* Exercise goal
Leave out the pictures and retype only the lines from the opening line to the line that holds "yticks = [0, 10, 20, 30, 40, 50, 60]", both ends included.

* START *

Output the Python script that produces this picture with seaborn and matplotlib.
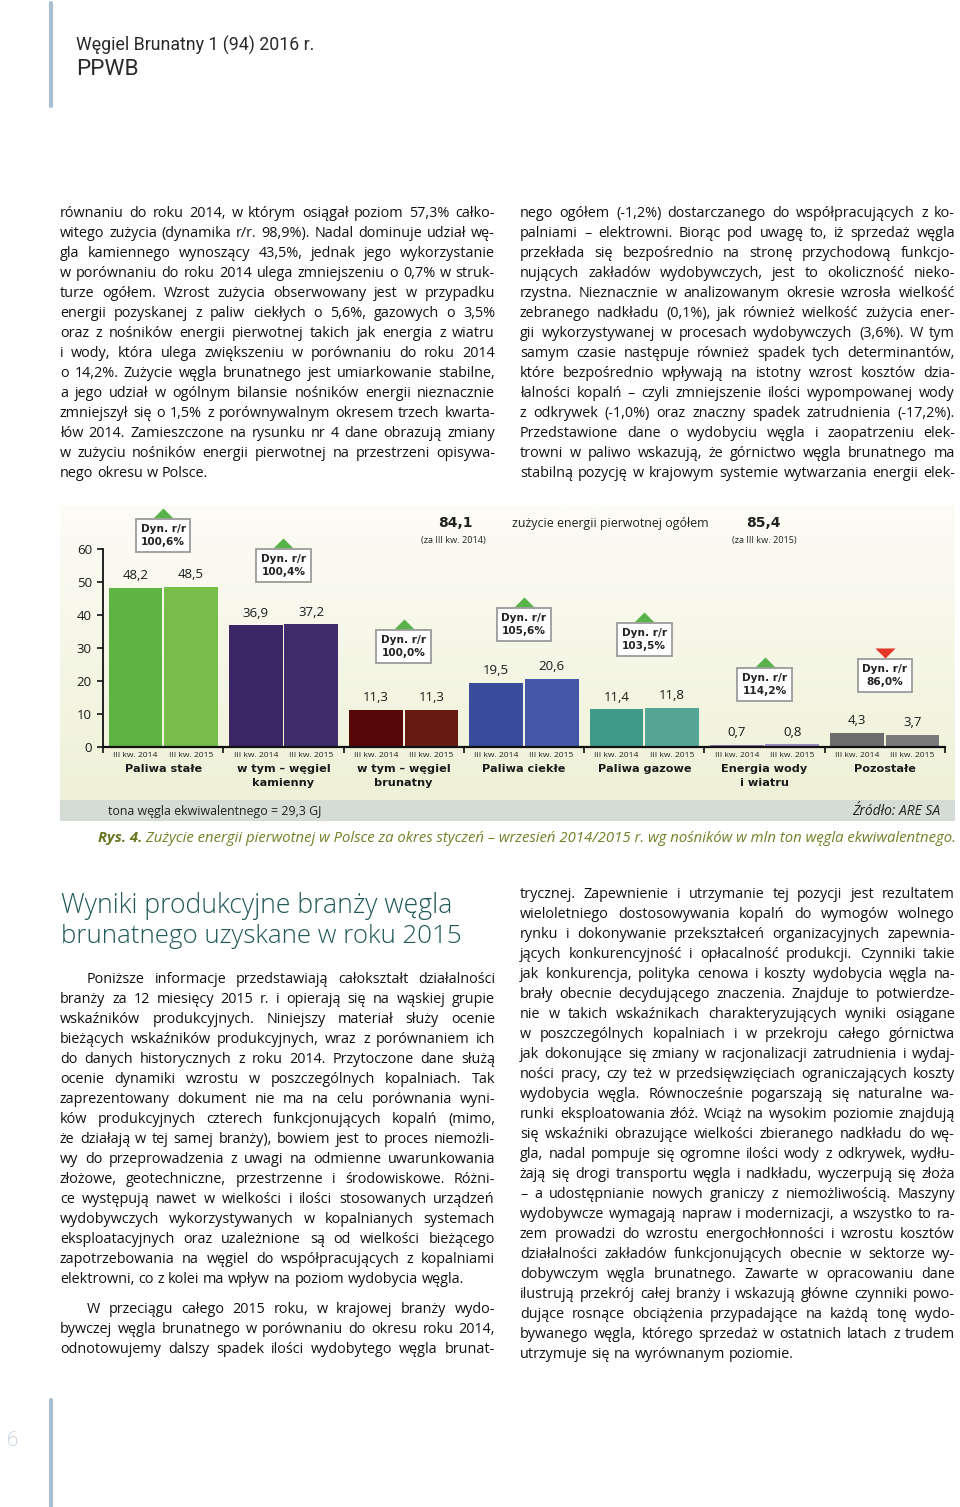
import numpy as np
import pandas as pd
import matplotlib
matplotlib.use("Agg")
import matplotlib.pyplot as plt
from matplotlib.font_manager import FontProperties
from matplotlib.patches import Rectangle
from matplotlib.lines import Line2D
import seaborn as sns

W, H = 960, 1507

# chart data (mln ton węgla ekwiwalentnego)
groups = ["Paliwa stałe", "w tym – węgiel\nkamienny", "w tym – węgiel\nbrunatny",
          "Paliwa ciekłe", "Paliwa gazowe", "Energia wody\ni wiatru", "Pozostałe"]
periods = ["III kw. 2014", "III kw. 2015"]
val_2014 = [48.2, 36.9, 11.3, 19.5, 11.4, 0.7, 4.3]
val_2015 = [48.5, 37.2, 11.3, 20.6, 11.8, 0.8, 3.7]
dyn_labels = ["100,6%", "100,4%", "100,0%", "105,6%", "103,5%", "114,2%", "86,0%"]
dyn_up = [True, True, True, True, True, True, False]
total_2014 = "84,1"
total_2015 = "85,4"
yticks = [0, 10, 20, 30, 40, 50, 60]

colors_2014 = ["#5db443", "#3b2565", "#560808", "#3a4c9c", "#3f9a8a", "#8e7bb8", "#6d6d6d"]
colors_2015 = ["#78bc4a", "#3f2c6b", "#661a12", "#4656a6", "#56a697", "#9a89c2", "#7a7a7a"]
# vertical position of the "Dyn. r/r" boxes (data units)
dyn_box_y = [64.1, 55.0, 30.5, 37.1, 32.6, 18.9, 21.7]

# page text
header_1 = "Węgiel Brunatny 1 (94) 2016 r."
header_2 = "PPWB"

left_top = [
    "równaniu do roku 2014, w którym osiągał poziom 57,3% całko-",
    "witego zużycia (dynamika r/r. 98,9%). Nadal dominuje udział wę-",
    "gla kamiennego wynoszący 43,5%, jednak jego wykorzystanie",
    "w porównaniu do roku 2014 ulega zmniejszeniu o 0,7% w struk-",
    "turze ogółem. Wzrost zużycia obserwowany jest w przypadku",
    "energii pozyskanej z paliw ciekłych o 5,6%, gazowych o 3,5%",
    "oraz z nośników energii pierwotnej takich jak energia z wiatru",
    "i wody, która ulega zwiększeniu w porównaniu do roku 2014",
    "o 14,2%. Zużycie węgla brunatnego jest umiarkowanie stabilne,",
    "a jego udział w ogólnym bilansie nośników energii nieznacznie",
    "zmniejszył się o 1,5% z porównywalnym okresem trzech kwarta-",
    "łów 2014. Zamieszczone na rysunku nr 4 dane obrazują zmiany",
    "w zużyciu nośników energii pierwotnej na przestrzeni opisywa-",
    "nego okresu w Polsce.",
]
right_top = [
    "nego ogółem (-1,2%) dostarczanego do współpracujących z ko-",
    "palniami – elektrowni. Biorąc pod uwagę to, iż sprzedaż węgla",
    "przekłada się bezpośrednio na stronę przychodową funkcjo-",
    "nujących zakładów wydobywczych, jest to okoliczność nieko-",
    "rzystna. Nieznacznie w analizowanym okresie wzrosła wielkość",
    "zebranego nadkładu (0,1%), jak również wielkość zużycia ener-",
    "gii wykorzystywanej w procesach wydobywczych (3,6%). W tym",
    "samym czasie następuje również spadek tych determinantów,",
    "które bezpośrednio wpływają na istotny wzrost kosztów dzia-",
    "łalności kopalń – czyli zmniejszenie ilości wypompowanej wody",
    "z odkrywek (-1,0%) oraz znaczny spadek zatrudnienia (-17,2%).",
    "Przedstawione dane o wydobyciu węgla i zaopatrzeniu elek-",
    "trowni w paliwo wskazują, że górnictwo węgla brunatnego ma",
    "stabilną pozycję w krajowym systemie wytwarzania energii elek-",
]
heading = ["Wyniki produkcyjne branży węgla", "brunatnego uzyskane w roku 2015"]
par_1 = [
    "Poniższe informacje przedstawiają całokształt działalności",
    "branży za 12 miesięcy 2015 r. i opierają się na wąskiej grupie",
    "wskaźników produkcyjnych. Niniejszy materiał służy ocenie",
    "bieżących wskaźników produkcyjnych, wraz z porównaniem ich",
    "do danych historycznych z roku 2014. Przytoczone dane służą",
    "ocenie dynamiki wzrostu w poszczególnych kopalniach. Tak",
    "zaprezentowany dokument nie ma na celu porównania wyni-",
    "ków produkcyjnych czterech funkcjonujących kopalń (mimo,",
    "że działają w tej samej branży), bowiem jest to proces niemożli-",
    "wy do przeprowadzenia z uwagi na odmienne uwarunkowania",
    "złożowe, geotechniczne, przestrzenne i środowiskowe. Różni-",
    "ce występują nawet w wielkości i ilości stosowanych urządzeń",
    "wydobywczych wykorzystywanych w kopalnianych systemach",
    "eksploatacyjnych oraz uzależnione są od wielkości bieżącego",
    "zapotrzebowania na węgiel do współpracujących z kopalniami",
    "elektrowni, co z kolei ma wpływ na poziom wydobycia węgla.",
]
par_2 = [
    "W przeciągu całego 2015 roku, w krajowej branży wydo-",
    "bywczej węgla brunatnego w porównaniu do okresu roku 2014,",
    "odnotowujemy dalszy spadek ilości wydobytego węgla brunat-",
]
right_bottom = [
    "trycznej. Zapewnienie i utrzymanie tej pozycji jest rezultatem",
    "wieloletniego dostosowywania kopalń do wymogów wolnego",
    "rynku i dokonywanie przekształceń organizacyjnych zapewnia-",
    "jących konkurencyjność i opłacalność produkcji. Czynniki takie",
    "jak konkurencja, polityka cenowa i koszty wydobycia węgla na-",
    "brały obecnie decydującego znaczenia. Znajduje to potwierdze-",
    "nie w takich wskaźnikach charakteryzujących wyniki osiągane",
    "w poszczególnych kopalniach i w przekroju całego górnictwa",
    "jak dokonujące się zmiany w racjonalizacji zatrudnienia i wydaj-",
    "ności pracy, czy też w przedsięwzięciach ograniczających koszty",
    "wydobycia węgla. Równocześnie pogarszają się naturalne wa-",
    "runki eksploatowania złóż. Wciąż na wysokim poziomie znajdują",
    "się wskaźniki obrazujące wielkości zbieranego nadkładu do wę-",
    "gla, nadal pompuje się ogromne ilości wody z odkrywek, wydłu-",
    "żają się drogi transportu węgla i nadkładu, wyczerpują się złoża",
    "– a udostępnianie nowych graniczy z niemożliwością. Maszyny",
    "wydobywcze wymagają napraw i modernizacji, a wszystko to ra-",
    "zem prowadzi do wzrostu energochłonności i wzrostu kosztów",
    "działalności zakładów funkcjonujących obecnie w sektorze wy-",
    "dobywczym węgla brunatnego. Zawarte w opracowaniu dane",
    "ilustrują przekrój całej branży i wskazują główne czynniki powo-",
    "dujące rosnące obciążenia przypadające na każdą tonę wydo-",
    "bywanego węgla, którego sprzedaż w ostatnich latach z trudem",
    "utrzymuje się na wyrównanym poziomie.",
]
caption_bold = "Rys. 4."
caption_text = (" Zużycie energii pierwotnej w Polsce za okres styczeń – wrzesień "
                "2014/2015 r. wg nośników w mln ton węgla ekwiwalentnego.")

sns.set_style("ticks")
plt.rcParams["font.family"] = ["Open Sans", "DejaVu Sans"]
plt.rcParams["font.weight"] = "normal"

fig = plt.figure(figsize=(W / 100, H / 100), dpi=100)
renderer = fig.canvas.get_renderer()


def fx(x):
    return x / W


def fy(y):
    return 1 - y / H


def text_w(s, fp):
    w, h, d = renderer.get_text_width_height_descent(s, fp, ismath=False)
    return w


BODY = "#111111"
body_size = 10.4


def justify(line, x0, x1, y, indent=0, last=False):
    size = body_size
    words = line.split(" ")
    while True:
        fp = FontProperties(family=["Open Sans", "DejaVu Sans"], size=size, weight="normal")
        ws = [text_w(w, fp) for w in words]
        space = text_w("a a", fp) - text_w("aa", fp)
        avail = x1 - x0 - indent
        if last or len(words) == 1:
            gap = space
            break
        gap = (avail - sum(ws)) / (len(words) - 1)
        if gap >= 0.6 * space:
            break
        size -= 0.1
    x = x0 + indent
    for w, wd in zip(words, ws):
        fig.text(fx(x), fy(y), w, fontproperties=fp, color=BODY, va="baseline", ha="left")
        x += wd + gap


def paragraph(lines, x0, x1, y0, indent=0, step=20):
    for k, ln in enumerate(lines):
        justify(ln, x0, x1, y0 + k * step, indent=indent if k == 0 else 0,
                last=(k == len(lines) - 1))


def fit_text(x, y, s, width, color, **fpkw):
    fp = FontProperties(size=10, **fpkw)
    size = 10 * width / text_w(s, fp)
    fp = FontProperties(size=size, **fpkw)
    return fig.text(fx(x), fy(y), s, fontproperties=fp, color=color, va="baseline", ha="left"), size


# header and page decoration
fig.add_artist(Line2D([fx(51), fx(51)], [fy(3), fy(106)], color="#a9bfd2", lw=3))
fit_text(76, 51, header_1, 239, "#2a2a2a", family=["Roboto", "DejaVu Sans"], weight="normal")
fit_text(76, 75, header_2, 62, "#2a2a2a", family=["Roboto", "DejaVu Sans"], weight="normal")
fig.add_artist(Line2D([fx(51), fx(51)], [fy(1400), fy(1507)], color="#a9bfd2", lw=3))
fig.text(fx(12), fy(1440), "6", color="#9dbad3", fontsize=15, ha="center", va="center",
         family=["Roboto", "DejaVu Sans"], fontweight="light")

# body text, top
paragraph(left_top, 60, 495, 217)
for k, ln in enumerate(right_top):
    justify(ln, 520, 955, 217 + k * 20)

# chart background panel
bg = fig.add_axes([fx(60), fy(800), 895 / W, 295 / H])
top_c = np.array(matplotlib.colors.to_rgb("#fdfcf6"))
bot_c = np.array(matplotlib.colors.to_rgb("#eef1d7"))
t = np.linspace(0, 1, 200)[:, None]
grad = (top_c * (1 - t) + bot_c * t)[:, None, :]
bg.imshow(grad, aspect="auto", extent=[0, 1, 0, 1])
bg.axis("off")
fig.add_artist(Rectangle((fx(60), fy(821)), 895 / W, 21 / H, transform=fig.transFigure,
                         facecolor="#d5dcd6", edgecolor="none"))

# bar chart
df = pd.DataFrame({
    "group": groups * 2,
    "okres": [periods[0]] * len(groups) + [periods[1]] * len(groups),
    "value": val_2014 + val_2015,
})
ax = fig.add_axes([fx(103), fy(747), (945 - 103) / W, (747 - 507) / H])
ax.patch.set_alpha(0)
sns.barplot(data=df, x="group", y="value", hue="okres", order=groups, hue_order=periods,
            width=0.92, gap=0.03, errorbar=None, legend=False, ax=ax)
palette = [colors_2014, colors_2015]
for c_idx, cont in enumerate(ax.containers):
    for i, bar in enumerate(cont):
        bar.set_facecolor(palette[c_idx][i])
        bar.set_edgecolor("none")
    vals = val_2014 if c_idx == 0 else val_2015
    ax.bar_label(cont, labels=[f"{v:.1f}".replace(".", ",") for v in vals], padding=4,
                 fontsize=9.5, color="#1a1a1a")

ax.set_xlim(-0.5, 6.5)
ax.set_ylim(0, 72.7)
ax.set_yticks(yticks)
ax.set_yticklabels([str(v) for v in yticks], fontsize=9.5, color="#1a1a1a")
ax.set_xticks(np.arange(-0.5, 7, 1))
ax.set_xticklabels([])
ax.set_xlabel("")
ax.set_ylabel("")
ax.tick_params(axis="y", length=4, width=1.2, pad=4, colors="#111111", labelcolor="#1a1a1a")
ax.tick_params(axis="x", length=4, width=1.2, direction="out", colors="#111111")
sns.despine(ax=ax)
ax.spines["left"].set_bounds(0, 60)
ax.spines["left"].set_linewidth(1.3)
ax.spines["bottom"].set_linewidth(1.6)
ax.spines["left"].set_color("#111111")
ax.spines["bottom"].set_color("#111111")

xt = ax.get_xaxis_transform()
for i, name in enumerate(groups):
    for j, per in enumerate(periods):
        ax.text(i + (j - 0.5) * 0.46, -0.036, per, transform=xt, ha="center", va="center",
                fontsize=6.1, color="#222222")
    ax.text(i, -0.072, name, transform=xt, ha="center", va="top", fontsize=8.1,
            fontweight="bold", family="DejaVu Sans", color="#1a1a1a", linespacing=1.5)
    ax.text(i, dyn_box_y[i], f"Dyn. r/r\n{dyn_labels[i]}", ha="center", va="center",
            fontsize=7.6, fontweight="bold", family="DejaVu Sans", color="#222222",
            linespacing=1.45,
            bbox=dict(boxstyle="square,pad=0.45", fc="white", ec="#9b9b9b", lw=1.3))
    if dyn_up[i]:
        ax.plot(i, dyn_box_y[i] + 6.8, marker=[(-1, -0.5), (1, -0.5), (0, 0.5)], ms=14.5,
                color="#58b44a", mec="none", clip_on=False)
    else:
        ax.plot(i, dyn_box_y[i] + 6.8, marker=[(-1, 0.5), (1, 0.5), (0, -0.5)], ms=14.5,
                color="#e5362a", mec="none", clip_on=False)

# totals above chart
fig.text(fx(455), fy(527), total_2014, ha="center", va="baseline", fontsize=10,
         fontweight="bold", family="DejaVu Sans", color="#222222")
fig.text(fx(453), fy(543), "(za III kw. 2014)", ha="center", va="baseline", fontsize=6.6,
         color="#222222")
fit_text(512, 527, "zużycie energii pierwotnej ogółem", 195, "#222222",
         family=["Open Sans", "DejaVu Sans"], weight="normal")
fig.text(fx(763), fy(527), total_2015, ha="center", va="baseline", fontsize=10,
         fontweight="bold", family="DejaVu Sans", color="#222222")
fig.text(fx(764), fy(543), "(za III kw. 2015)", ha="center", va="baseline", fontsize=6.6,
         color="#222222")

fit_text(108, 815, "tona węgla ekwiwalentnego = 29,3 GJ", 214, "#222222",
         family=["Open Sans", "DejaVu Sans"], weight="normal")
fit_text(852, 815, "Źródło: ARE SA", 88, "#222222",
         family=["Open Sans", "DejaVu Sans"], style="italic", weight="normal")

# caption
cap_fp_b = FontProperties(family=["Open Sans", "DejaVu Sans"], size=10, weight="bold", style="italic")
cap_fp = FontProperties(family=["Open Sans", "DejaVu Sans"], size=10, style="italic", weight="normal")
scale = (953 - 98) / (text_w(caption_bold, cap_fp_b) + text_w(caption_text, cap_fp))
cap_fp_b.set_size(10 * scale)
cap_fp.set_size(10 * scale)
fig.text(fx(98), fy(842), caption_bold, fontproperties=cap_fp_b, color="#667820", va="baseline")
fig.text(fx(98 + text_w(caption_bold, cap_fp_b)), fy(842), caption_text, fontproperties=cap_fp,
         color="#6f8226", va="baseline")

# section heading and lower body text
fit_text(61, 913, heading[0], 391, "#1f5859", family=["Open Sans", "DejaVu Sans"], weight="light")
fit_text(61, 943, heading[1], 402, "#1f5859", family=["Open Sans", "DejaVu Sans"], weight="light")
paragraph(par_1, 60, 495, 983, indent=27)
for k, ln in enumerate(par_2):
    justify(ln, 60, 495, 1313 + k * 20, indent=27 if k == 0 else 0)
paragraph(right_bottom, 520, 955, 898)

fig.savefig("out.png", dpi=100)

* END *

* Written answer
Output the Python script that produces this picture with seaborn and matplotlib.
import numpy as np
import pandas as pd
import matplotlib
matplotlib.use("Agg")
import matplotlib.pyplot as plt
from matplotlib.font_manager import FontProperties
from matplotlib.patches import Rectangle
from matplotlib.lines import Line2D
import seaborn as sns

W, H = 960, 1507

# chart data (mln ton węgla ekwiwalentnego)
groups = ["Paliwa stałe", "w tym – węgiel\nkamienny", "w tym – węgiel\nbrunatny",
          "Paliwa ciekłe", "Paliwa gazowe", "Energia wody\ni wiatru", "Pozostałe"]
periods = ["III kw. 2014", "III kw. 2015"]
val_2014 = [48.2, 36.9, 11.3, 19.5, 11.4, 0.7, 4.3]
val_2015 = [48.5, 37.2, 11.3, 20.6, 11.8, 0.8, 3.7]
dyn_labels = ["100,6%", "100,4%", "100,0%", "105,6%", "103,5%", "114,2%", "86,0%"]
dyn_up = [True, True, True, True, True, True, False]
total_2014 = "84,1"
total_2015 = "85,4"
yticks = [0, 10, 20, 30, 40, 50, 60]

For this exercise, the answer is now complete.